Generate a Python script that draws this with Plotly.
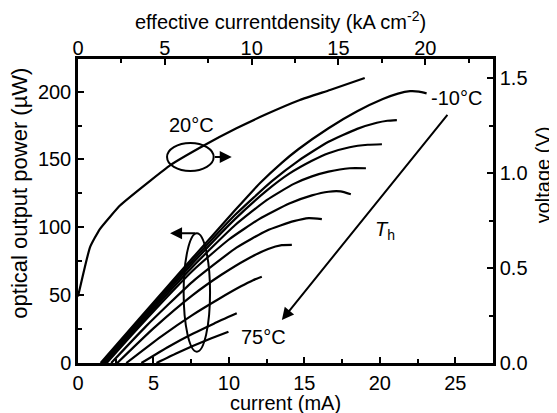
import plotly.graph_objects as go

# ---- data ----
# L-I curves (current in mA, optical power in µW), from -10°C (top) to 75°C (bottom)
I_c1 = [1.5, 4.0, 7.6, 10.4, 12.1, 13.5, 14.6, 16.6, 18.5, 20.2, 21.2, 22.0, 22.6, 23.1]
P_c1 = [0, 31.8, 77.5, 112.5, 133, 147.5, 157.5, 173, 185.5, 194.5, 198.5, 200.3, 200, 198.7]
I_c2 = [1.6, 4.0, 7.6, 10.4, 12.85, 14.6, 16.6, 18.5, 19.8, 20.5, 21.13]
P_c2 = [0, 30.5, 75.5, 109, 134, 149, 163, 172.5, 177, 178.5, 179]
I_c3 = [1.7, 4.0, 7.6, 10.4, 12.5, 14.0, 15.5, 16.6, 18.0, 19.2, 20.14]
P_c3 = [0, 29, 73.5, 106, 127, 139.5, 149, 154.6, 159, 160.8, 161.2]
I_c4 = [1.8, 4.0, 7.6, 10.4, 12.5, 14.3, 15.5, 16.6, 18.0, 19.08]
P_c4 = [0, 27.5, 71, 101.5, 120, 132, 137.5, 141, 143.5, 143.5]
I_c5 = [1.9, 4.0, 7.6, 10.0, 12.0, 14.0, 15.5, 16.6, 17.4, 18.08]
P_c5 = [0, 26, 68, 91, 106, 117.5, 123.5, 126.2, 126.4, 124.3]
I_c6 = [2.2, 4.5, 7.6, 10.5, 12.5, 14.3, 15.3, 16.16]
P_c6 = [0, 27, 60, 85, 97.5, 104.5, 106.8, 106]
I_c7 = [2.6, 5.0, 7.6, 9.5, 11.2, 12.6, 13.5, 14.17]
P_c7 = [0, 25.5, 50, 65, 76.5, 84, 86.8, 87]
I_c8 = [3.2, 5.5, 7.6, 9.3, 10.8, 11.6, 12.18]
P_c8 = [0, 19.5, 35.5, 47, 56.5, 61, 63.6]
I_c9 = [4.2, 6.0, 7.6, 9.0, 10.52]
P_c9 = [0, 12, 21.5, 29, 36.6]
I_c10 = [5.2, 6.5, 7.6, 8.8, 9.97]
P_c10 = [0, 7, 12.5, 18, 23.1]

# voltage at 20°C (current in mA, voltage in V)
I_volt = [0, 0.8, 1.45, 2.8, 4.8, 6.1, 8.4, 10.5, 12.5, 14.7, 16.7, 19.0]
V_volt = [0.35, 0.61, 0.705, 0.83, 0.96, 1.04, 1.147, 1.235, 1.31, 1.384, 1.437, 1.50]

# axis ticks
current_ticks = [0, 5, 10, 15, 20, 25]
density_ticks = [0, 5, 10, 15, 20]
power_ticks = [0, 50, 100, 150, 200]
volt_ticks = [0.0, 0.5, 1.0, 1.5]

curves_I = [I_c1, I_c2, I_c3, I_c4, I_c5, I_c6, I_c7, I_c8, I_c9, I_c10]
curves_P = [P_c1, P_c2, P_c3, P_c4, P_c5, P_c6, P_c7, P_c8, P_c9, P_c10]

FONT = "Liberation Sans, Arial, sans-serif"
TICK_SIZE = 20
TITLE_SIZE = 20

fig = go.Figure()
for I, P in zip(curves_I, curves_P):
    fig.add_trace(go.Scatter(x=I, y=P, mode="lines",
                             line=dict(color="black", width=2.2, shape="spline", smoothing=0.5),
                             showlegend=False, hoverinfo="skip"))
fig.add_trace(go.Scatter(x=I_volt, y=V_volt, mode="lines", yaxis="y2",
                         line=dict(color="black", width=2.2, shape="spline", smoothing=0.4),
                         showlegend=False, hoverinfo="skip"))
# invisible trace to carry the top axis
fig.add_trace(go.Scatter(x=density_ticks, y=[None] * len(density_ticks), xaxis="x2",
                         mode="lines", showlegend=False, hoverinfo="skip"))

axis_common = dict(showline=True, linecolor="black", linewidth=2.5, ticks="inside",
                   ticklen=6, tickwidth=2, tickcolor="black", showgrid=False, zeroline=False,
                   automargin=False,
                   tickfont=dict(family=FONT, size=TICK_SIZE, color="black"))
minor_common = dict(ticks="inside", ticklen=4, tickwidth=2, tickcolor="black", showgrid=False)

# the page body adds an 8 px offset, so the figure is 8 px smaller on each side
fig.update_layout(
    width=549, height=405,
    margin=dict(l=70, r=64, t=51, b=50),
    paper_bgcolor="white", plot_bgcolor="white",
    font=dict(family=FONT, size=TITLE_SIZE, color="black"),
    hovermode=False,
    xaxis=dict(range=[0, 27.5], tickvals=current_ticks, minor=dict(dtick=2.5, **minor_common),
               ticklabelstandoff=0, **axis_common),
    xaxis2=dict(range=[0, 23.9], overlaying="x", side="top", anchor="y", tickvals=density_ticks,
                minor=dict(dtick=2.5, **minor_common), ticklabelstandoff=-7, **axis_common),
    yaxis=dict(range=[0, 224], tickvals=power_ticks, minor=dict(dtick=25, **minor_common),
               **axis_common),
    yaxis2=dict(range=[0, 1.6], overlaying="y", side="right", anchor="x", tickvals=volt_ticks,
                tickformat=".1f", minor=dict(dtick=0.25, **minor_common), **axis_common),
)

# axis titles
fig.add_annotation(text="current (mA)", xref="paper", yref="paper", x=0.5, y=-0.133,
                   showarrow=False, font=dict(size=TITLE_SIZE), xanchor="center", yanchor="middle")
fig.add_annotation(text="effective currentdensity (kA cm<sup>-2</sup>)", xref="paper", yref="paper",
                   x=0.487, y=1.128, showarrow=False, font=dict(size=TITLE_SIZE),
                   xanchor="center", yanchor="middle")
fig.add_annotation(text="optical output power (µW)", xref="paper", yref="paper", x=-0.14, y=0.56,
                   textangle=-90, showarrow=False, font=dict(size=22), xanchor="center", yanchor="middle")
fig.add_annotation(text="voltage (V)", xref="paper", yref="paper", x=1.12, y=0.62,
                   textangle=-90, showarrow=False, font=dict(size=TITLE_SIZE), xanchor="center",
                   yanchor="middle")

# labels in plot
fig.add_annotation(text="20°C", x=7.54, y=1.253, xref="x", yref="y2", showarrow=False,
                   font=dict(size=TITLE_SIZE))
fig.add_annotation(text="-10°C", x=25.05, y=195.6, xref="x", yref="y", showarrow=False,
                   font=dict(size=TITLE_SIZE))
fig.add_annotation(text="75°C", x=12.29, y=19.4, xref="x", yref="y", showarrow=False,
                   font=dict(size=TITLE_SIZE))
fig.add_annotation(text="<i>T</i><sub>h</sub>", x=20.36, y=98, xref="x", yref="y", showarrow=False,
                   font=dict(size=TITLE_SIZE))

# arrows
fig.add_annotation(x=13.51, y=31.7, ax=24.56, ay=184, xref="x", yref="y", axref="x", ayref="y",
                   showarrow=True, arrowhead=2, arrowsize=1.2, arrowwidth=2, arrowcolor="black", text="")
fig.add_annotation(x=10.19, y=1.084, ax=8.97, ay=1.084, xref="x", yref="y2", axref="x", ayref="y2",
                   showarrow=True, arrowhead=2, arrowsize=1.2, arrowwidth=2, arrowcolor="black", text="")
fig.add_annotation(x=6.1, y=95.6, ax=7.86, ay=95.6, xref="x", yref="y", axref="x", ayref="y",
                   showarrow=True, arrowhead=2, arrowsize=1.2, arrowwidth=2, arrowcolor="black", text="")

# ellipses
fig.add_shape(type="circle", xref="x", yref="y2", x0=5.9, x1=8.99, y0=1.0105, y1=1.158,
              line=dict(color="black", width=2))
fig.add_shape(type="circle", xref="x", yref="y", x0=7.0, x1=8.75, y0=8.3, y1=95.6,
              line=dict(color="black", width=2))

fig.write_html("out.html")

- **GIVEN EXERCISE**
Retype everything in the material word for word, minus pictures.

- **EXERCISE ANSWER**
Generate a Python script that draws this with Plotly.
import plotly.graph_objects as go

# ---- data ----
# L-I curves (current in mA, optical power in µW), from -10°C (top) to 75°C (bottom)
I_c1 = [1.5, 4.0, 7.6, 10.4, 12.1, 13.5, 14.6, 16.6, 18.5, 20.2, 21.2, 22.0, 22.6, 23.1]
P_c1 = [0, 31.8, 77.5, 112.5, 133, 147.5, 157.5, 173, 185.5, 194.5, 198.5, 200.3, 200, 198.7]
I_c2 = [1.6, 4.0, 7.6, 10.4, 12.85, 14.6, 16.6, 18.5, 19.8, 20.5, 21.13]
P_c2 = [0, 30.5, 75.5, 109, 134, 149, 163, 172.5, 177, 178.5, 179]
I_c3 = [1.7, 4.0, 7.6, 10.4, 12.5, 14.0, 15.5, 16.6, 18.0, 19.2, 20.14]
P_c3 = [0, 29, 73.5, 106, 127, 139.5, 149, 154.6, 159, 160.8, 161.2]
I_c4 = [1.8, 4.0, 7.6, 10.4, 12.5, 14.3, 15.5, 16.6, 18.0, 19.08]
P_c4 = [0, 27.5, 71, 101.5, 120, 132, 137.5, 141, 143.5, 143.5]
I_c5 = [1.9, 4.0, 7.6, 10.0, 12.0, 14.0, 15.5, 16.6, 17.4, 18.08]
P_c5 = [0, 26, 68, 91, 106, 117.5, 123.5, 126.2, 126.4, 124.3]
I_c6 = [2.2, 4.5, 7.6, 10.5, 12.5, 14.3, 15.3, 16.16]
P_c6 = [0, 27, 60, 85, 97.5, 104.5, 106.8, 106]
I_c7 = [2.6, 5.0, 7.6, 9.5, 11.2, 12.6, 13.5, 14.17]
P_c7 = [0, 25.5, 50, 65, 76.5, 84, 86.8, 87]
I_c8 = [3.2, 5.5, 7.6, 9.3, 10.8, 11.6, 12.18]
P_c8 = [0, 19.5, 35.5, 47, 56.5, 61, 63.6]
I_c9 = [4.2, 6.0, 7.6, 9.0, 10.52]
P_c9 = [0, 12, 21.5, 29, 36.6]
I_c10 = [5.2, 6.5, 7.6, 8.8, 9.97]
P_c10 = [0, 7, 12.5, 18, 23.1]

# voltage at 20°C (current in mA, voltage in V)
I_volt = [0, 0.8, 1.45, 2.8, 4.8, 6.1, 8.4, 10.5, 12.5, 14.7, 16.7, 19.0]
V_volt = [0.35, 0.61, 0.705, 0.83, 0.96, 1.04, 1.147, 1.235, 1.31, 1.384, 1.437, 1.50]

# axis ticks
current_ticks = [0, 5, 10, 15, 20, 25]
density_ticks = [0, 5, 10, 15, 20]
power_ticks = [0, 50, 100, 150, 200]
volt_ticks = [0.0, 0.5, 1.0, 1.5]

curves_I = [I_c1, I_c2, I_c3, I_c4, I_c5, I_c6, I_c7, I_c8, I_c9, I_c10]
curves_P = [P_c1, P_c2, P_c3, P_c4, P_c5, P_c6, P_c7, P_c8, P_c9, P_c10]

FONT = "Liberation Sans, Arial, sans-serif"
TICK_SIZE = 20
TITLE_SIZE = 20

fig = go.Figure()
for I, P in zip(curves_I, curves_P):
    fig.add_trace(go.Scatter(x=I, y=P, mode="lines",
                             line=dict(color="black", width=2.2, shape="spline", smoothing=0.5),
                             showlegend=False, hoverinfo="skip"))
fig.add_trace(go.Scatter(x=I_volt, y=V_volt, mode="lines", yaxis="y2",
                         line=dict(color="black", width=2.2, shape="spline", smoothing=0.4),
                         showlegend=False, hoverinfo="skip"))
# invisible trace to carry the top axis
fig.add_trace(go.Scatter(x=density_ticks, y=[None] * len(density_ticks), xaxis="x2",
                         mode="lines", showlegend=False, hoverinfo="skip"))

axis_common = dict(showline=True, linecolor="black", linewidth=2.5, ticks="inside",
                   ticklen=6, tickwidth=2, tickcolor="black", showgrid=False, zeroline=False,
                   automargin=False,
                   tickfont=dict(family=FONT, size=TICK_SIZE, color="black"))
minor_common = dict(ticks="inside", ticklen=4, tickwidth=2, tickcolor="black", showgrid=False)

# the page body adds an 8 px offset, so the figure is 8 px smaller on each side
fig.update_layout(
    width=549, height=405,
    margin=dict(l=70, r=64, t=51, b=50),
    paper_bgcolor="white", plot_bgcolor="white",
    font=dict(family=FONT, size=TITLE_SIZE, color="black"),
    hovermode=False,
    xaxis=dict(range=[0, 27.5], tickvals=current_ticks, minor=dict(dtick=2.5, **minor_common),
               ticklabelstandoff=0, **axis_common),
    xaxis2=dict(range=[0, 23.9], overlaying="x", side="top", anchor="y", tickvals=density_ticks,
                minor=dict(dtick=2.5, **minor_common), ticklabelstandoff=-7, **axis_common),
    yaxis=dict(range=[0, 224], tickvals=power_ticks, minor=dict(dtick=25, **minor_common),
               **axis_common),
    yaxis2=dict(range=[0, 1.6], overlaying="y", side="right", anchor="x", tickvals=volt_ticks,
                tickformat=".1f", minor=dict(dtick=0.25, **minor_common), **axis_common),
)

# axis titles
fig.add_annotation(text="current (mA)", xref="paper", yref="paper", x=0.5, y=-0.133,
                   showarrow=False, font=dict(size=TITLE_SIZE), xanchor="center", yanchor="middle")
fig.add_annotation(text="effective currentdensity (kA cm<sup>-2</sup>)", xref="paper", yref="paper",
                   x=0.487, y=1.128, showarrow=False, font=dict(size=TITLE_SIZE),
                   xanchor="center", yanchor="middle")
fig.add_annotation(text="optical output power (µW)", xref="paper", yref="paper", x=-0.14, y=0.56,
                   textangle=-90, showarrow=False, font=dict(size=22), xanchor="center", yanchor="middle")
fig.add_annotation(text="voltage (V)", xref="paper", yref="paper", x=1.12, y=0.62,
                   textangle=-90, showarrow=False, font=dict(size=TITLE_SIZE), xanchor="center",
                   yanchor="middle")

# labels in plot
fig.add_annotation(text="20°C", x=7.54, y=1.253, xref="x", yref="y2", showarrow=False,
                   font=dict(size=TITLE_SIZE))
fig.add_annotation(text="-10°C", x=25.05, y=195.6, xref="x", yref="y", showarrow=False,
                   font=dict(size=TITLE_SIZE))
fig.add_annotation(text="75°C", x=12.29, y=19.4, xref="x", yref="y", showarrow=False,
                   font=dict(size=TITLE_SIZE))
fig.add_annotation(text="<i>T</i><sub>h</sub>", x=20.36, y=98, xref="x", yref="y", showarrow=False,
                   font=dict(size=TITLE_SIZE))

# arrows
fig.add_annotation(x=13.51, y=31.7, ax=24.56, ay=184, xref="x", yref="y", axref="x", ayref="y",
                   showarrow=True, arrowhead=2, arrowsize=1.2, arrowwidth=2, arrowcolor="black", text="")
fig.add_annotation(x=10.19, y=1.084, ax=8.97, ay=1.084, xref="x", yref="y2", axref="x", ayref="y2",
                   showarrow=True, arrowhead=2, arrowsize=1.2, arrowwidth=2, arrowcolor="black", text="")
fig.add_annotation(x=6.1, y=95.6, ax=7.86, ay=95.6, xref="x", yref="y", axref="x", ayref="y",
                   showarrow=True, arrowhead=2, arrowsize=1.2, arrowwidth=2, arrowcolor="black", text="")

# ellipses
fig.add_shape(type="circle", xref="x", yref="y2", x0=5.9, x1=8.99, y0=1.0105, y1=1.158,
              line=dict(color="black", width=2))
fig.add_shape(type="circle", xref="x", yref="y", x0=7.0, x1=8.75, y0=8.3, y1=95.6,
              line=dict(color="black", width=2))

fig.write_html("out.html")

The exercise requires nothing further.